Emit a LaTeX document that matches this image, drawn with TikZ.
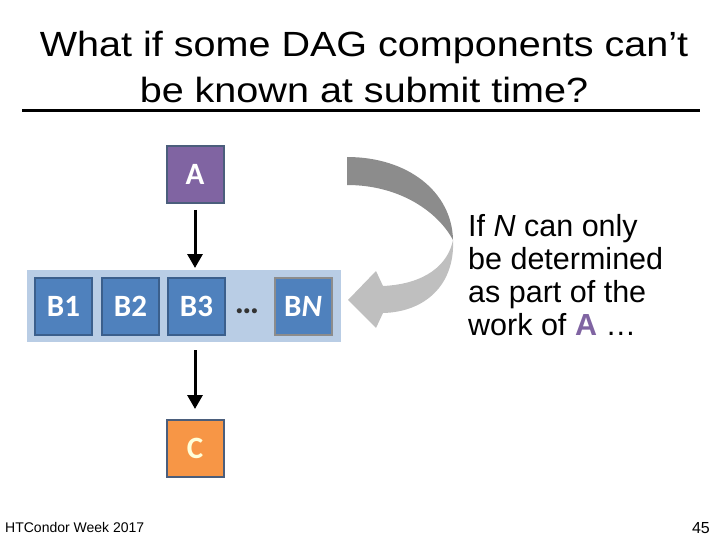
\documentclass[tikz,border=0pt]{standalone}
\usepackage{fontspec}
\setmainfont{Liberation Sans}
\newfontfamily\titlefont[FakeStretch=1.13]{Liberation Sans}
\newfontfamily\calib{Carlito}
\usetikzlibrary{arrows.meta}
\definecolor{apurple}{HTML}{8064A2}
\definecolor{bblue}{HTML}{4F81BD}
\definecolor{bborder}{HTML}{3B5F8C}
\definecolor{aborder}{HTML}{4B5E7C}
\definecolor{corange}{HTML}{F79646}
\definecolor{bandblue}{HTML}{B9CDE5}
\definecolor{darkarrow}{HTML}{8C8C8C}
\definecolor{lightarrow}{HTML}{BFBFBF}
\definecolor{ctext}{HTML}{FFFFD9}
\tikzset{
  jobbox/.style={draw=bborder, line width=2pt, fill=bblue, minimum width=57pt, minimum height=57pt, inner sep=0pt, text=white, font=\calib\bfseries\fontsize{31}{34}\selectfont},
  dagarrow/.style={line width=3pt, -{Triangle[width=15pt,length=14pt]}},
}
\begin{document}
\begin{tikzpicture}[x=1pt,y=-1pt]
\useasboundingbox (0,0) rectangle (720,540);
% title
\node[font=\titlefont\fontsize{35}{46}\selectfont, anchor=base, inner sep=0pt] (t1) at (364,57) {What if some DAG components can’t};
\node[font=\titlefont\fontsize{35}{46}\selectfont, anchor=base, inner sep=0pt] (t2) at (364,103) {be known at submit time?};
\draw[line width=3pt] (22,110.5) coordinate (l1) -- (700,110.5) coordinate (l2);
% band
\fill[bandblue] (27,270) rectangle (341,342);
% boxes
\node[jobbox, draw=aborder, fill=apurple] (A) at (195,174.5) {A};
\node[jobbox] (B1) at (63.5,306.5) {B1};
\node[jobbox] (B2) at (130.5,306.5) {B2};
\node[jobbox] (B3) at (196.5,306.5) {B3};
\node[jobbox, draw=gray!90] (BN) at (303,306.5) {B\textit{N}};
\node[font=\calib\bfseries\fontsize{34}{36}\selectfont, text=black!80] (dots) at (247,311) {…};
\node[jobbox, draw=aborder, fill=corange, text=ctext] (C) at (195,448.5) {C};
% arrows
\draw[dagarrow, shorten <=6pt, shorten >=9pt] (A) -- (A |- B3.north);
\draw[dagarrow, shorten <=14pt, shorten >=10pt] (A |- B3.south) -- (C);
% curved arrow
\fill[darkarrow] (347,157) .. controls (408,157) and (452,192) .. (453,240)
   .. controls (438,212) and (400,185) .. (347,185) -- cycle;
\fill[lightarrow] (453,240) .. controls (455,285) and (425,312) .. (383,313)
   -- (376,328) -- (348,300) -- (376,271) -- (383,286)
   .. controls (425,284) and (448,265) .. (453,240) -- cycle;
% right text
\node[anchor=base west, font=\fontsize{30.5}{32.7}\selectfont, align=left, inner sep=0pt] (txt) at (468,335)
  {If \textit{N} can only\\be determined\\as part of the\\work of \textbf{\textcolor{apurple}{A}} …};
% footer
\node[anchor=base west, font=\fontsize{14}{16}\selectfont, inner sep=0pt] (foot) at (5,532) {HTCondor Week 2017};
\node[anchor=base east, font=\fontsize{16}{18}\selectfont, inner sep=0pt] (num) at (710,533) {45};
\end{tikzpicture}
\end{document}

------------------------------------------------------------------------

**WHAT THE TASK REQUIRES:** Output the material word for word, omitting its pictures.

**RESPONSE TO THE TASK:**
Emit a LaTeX document that matches this image, drawn with TikZ.
\documentclass[tikz,border=0pt]{standalone}
\usepackage{fontspec}
\setmainfont{Liberation Sans}
\newfontfamily\titlefont[FakeStretch=1.13]{Liberation Sans}
\newfontfamily\calib{Carlito}
\usetikzlibrary{arrows.meta}
\definecolor{apurple}{HTML}{8064A2}
\definecolor{bblue}{HTML}{4F81BD}
\definecolor{bborder}{HTML}{3B5F8C}
\definecolor{aborder}{HTML}{4B5E7C}
\definecolor{corange}{HTML}{F79646}
\definecolor{bandblue}{HTML}{B9CDE5}
\definecolor{darkarrow}{HTML}{8C8C8C}
\definecolor{lightarrow}{HTML}{BFBFBF}
\definecolor{ctext}{HTML}{FFFFD9}
\tikzset{
  jobbox/.style={draw=bborder, line width=2pt, fill=bblue, minimum width=57pt, minimum height=57pt, inner sep=0pt, text=white, font=\calib\bfseries\fontsize{31}{34}\selectfont},
  dagarrow/.style={line width=3pt, -{Triangle[width=15pt,length=14pt]}},
}
\begin{document}
\begin{tikzpicture}[x=1pt,y=-1pt]
\useasboundingbox (0,0) rectangle (720,540);
% title
\node[font=\titlefont\fontsize{35}{46}\selectfont, anchor=base, inner sep=0pt] (t1) at (364,57) {What if some DAG components can’t};
\node[font=\titlefont\fontsize{35}{46}\selectfont, anchor=base, inner sep=0pt] (t2) at (364,103) {be known at submit time?};
\draw[line width=3pt] (22,110.5) coordinate (l1) -- (700,110.5) coordinate (l2);
% band
\fill[bandblue] (27,270) rectangle (341,342);
% boxes
\node[jobbox, draw=aborder, fill=apurple] (A) at (195,174.5) {A};
\node[jobbox] (B1) at (63.5,306.5) {B1};
\node[jobbox] (B2) at (130.5,306.5) {B2};
\node[jobbox] (B3) at (196.5,306.5) {B3};
\node[jobbox, draw=gray!90] (BN) at (303,306.5) {B\textit{N}};
\node[font=\calib\bfseries\fontsize{34}{36}\selectfont, text=black!80] (dots) at (247,311) {…};
\node[jobbox, draw=aborder, fill=corange, text=ctext] (C) at (195,448.5) {C};
% arrows
\draw[dagarrow, shorten <=6pt, shorten >=9pt] (A) -- (A |- B3.north);
\draw[dagarrow, shorten <=14pt, shorten >=10pt] (A |- B3.south) -- (C);
% curved arrow
\fill[darkarrow] (347,157) .. controls (408,157) and (452,192) .. (453,240)
   .. controls (438,212) and (400,185) .. (347,185) -- cycle;
\fill[lightarrow] (453,240) .. controls (455,285) and (425,312) .. (383,313)
   -- (376,328) -- (348,300) -- (376,271) -- (383,286)
   .. controls (425,284) and (448,265) .. (453,240) -- cycle;
% right text
\node[anchor=base west, font=\fontsize{30.5}{32.7}\selectfont, align=left, inner sep=0pt] (txt) at (468,335)
  {If \textit{N} can only\\be determined\\as part of the\\work of \textbf{\textcolor{apurple}{A}} …};
% footer
\node[anchor=base west, font=\fontsize{14}{16}\selectfont, inner sep=0pt] (foot) at (5,532) {HTCondor Week 2017};
\node[anchor=base east, font=\fontsize{16}{18}\selectfont, inner sep=0pt] (num) at (710,533) {45};
\end{tikzpicture}
\end{document}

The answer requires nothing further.